> **WHAT TO WORK ON**
Reproduce the listing below word for word, with no pictures.

>> start

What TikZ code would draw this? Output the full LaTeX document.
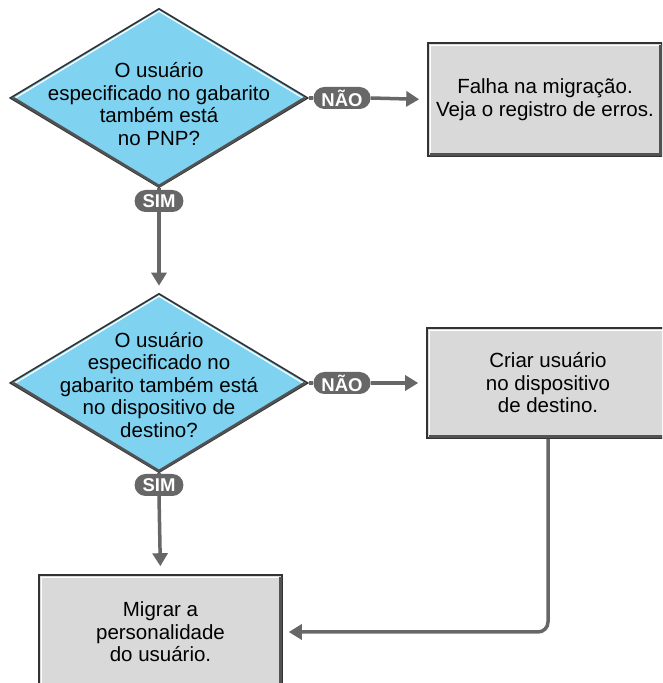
\documentclass[tikz,border=0pt]{standalone}
\usepackage{fontspec}
\setmainfont{Liberation Sans}
\usetikzlibrary{shapes.geometric,arrows.meta,calc}
\definecolor{qblue}{HTML}{7FD3F1}
\definecolor{boxgray}{HTML}{D9D9D9}
\definecolor{pillgray}{HTML}{676767}
\definecolor{edgedark}{HTML}{333333}
\newcommand{\boxfont}{\fontsize{20.5}{22.5}\selectfont}
\newcommand{\pillfont}{\fontsize{18.5}{18.5}\selectfont\bfseries}
\tikzset{
  question/.style={diamond, draw=edgedark, line width=1.6pt, fill=qblue,
    minimum width=298pt, minimum height=179pt, inner sep=0pt},
  qtext/.style={font=\boxfont, align=center},
  action/.style={rectangle, draw=edgedark, line width=1.6pt, fill=boxgray,
    align=center, font=\boxfont},
  answer/.style={rectangle, rounded corners=11pt, fill=pillgray, text=white,
    font=\pillfont, minimum height=22pt, inner xsep=8pt, inner ysep=2pt},
  flow/.style={draw=pillgray, line width=3.5pt},
  flowarrow/.style={flow, -{Triangle[length=13pt,width=15pt]}},
}

\begin{document}
\begin{tikzpicture}[x=1pt,y=1pt]
  \useasboundingbox (0,0) rectangle (662,683);
  \clip (0,0) rectangle (662,683);
  % decisions
  \node[question, label={[qtext, yshift=-6pt]center:O usuário\\especificado no gabarito\\também está\\no PNP?}] (pnp) at (159,585) {};
  \node[question, label={[qtext, yshift=-2pt]center:O usuário\\especificado no\\gabarito também está\\no dispositivo de\\destino?}] (dest) at (159,300) {};
  % actions
  \node[action, minimum width=234pt, minimum height=113pt] (falha) at (545,583.5) {Falha na migração.\\Veja o registro de erros.};
  \node[action, minimum width=242pt, minimum height=110pt] (criar) at (548,300) {Criar usuário\\no dispositivo\\de destino.};
  \node[action, minimum width=243pt, minimum height=114pt] (migrar) at (160.5,51) {Migrar a\\personalidade\\do usuário.};
  % answers
  \node[answer] (no1) at (342,585) {NÃO};
  \node[answer] (sim1) at (159,482) {SIM};
  \node[answer] (no2) at (342,300) {NÃO};
  \node[answer] (sim2) at (159,198) {SIM};
  % bevels
  \foreach \q in {pnp,dest} {
    \draw[white, line width=1.2pt] ($(\q.west)+(6,0)$) -- ($(\q.north)+(0,-3.5)$) -- ($(\q.east)+(-6,0)$);
    \draw[edgedark!85, line width=2.6pt] ($(\q.west)+(4,0)$) -- ($(\q.south)+(0,2.3)$) -- ($(\q.east)+(-4,0)$);
  }
  \foreach \b in {falha,criar,migrar} {
    \draw[white, line width=1.2pt] ($(\b.south west)+(3.2,3.2)$) -- ($(\b.north west)+(3.2,-3.2)$) -- ($(\b.north east)+(-3.2,-3.2)$);
    \draw[edgedark!85, line width=3pt] ($(\b.north east)+(-2.5,-2.5)$) -- ($(\b.south east)+(-2.5,2.5)$) -- ($(\b.south west)+(2.5,2.5)$);
  }
  % connectors
  \draw[flow] (pnp.east) -- (no1.west);
  \draw[flowarrow, shorten >=8pt] (no1.east) -- (falha.west);
  \draw[flow] (pnp.south) -- (sim1.north);
  \draw[flowarrow, shorten >=7pt] (sim1.south) -- (dest.north);
  \draw[flow] (dest.east) -- (no2.west);
  \draw[flowarrow, shorten >=8pt] (no2.east) -- (criar.west);
  \draw[flow] (dest.south) -- (sim2.north);
  \draw[flowarrow, shorten >=8pt] (sim2.south) -- (migrar.north);
  \draw[flowarrow, rounded corners=10pt, shorten >=6pt] (criar.south) |- (migrar.east);
\end{tikzpicture}
\end{document}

>> end

> **FULL RESPONSE**
What TikZ code would draw this? Output the full LaTeX document.
\documentclass[tikz,border=0pt]{standalone}
\usepackage{fontspec}
\setmainfont{Liberation Sans}
\usetikzlibrary{shapes.geometric,arrows.meta,calc}
\definecolor{qblue}{HTML}{7FD3F1}
\definecolor{boxgray}{HTML}{D9D9D9}
\definecolor{pillgray}{HTML}{676767}
\definecolor{edgedark}{HTML}{333333}
\newcommand{\boxfont}{\fontsize{20.5}{22.5}\selectfont}
\newcommand{\pillfont}{\fontsize{18.5}{18.5}\selectfont\bfseries}
\tikzset{
  question/.style={diamond, draw=edgedark, line width=1.6pt, fill=qblue,
    minimum width=298pt, minimum height=179pt, inner sep=0pt},
  qtext/.style={font=\boxfont, align=center},
  action/.style={rectangle, draw=edgedark, line width=1.6pt, fill=boxgray,
    align=center, font=\boxfont},
  answer/.style={rectangle, rounded corners=11pt, fill=pillgray, text=white,
    font=\pillfont, minimum height=22pt, inner xsep=8pt, inner ysep=2pt},
  flow/.style={draw=pillgray, line width=3.5pt},
  flowarrow/.style={flow, -{Triangle[length=13pt,width=15pt]}},
}

\begin{document}
\begin{tikzpicture}[x=1pt,y=1pt]
  \useasboundingbox (0,0) rectangle (662,683);
  \clip (0,0) rectangle (662,683);
  % decisions
  \node[question, label={[qtext, yshift=-6pt]center:O usuário\\especificado no gabarito\\também está\\no PNP?}] (pnp) at (159,585) {};
  \node[question, label={[qtext, yshift=-2pt]center:O usuário\\especificado no\\gabarito também está\\no dispositivo de\\destino?}] (dest) at (159,300) {};
  % actions
  \node[action, minimum width=234pt, minimum height=113pt] (falha) at (545,583.5) {Falha na migração.\\Veja o registro de erros.};
  \node[action, minimum width=242pt, minimum height=110pt] (criar) at (548,300) {Criar usuário\\no dispositivo\\de destino.};
  \node[action, minimum width=243pt, minimum height=114pt] (migrar) at (160.5,51) {Migrar a\\personalidade\\do usuário.};
  % answers
  \node[answer] (no1) at (342,585) {NÃO};
  \node[answer] (sim1) at (159,482) {SIM};
  \node[answer] (no2) at (342,300) {NÃO};
  \node[answer] (sim2) at (159,198) {SIM};
  % bevels
  \foreach \q in {pnp,dest} {
    \draw[white, line width=1.2pt] ($(\q.west)+(6,0)$) -- ($(\q.north)+(0,-3.5)$) -- ($(\q.east)+(-6,0)$);
    \draw[edgedark!85, line width=2.6pt] ($(\q.west)+(4,0)$) -- ($(\q.south)+(0,2.3)$) -- ($(\q.east)+(-4,0)$);
  }
  \foreach \b in {falha,criar,migrar} {
    \draw[white, line width=1.2pt] ($(\b.south west)+(3.2,3.2)$) -- ($(\b.north west)+(3.2,-3.2)$) -- ($(\b.north east)+(-3.2,-3.2)$);
    \draw[edgedark!85, line width=3pt] ($(\b.north east)+(-2.5,-2.5)$) -- ($(\b.south east)+(-2.5,2.5)$) -- ($(\b.south west)+(2.5,2.5)$);
  }
  % connectors
  \draw[flow] (pnp.east) -- (no1.west);
  \draw[flowarrow, shorten >=8pt] (no1.east) -- (falha.west);
  \draw[flow] (pnp.south) -- (sim1.north);
  \draw[flowarrow, shorten >=7pt] (sim1.south) -- (dest.north);
  \draw[flow] (dest.east) -- (no2.west);
  \draw[flowarrow, shorten >=8pt] (no2.east) -- (criar.west);
  \draw[flow] (dest.south) -- (sim2.north);
  \draw[flowarrow, shorten >=8pt] (sim2.south) -- (migrar.north);
  \draw[flowarrow, rounded corners=10pt, shorten >=6pt] (criar.south) |- (migrar.east);
\end{tikzpicture}
\end{document}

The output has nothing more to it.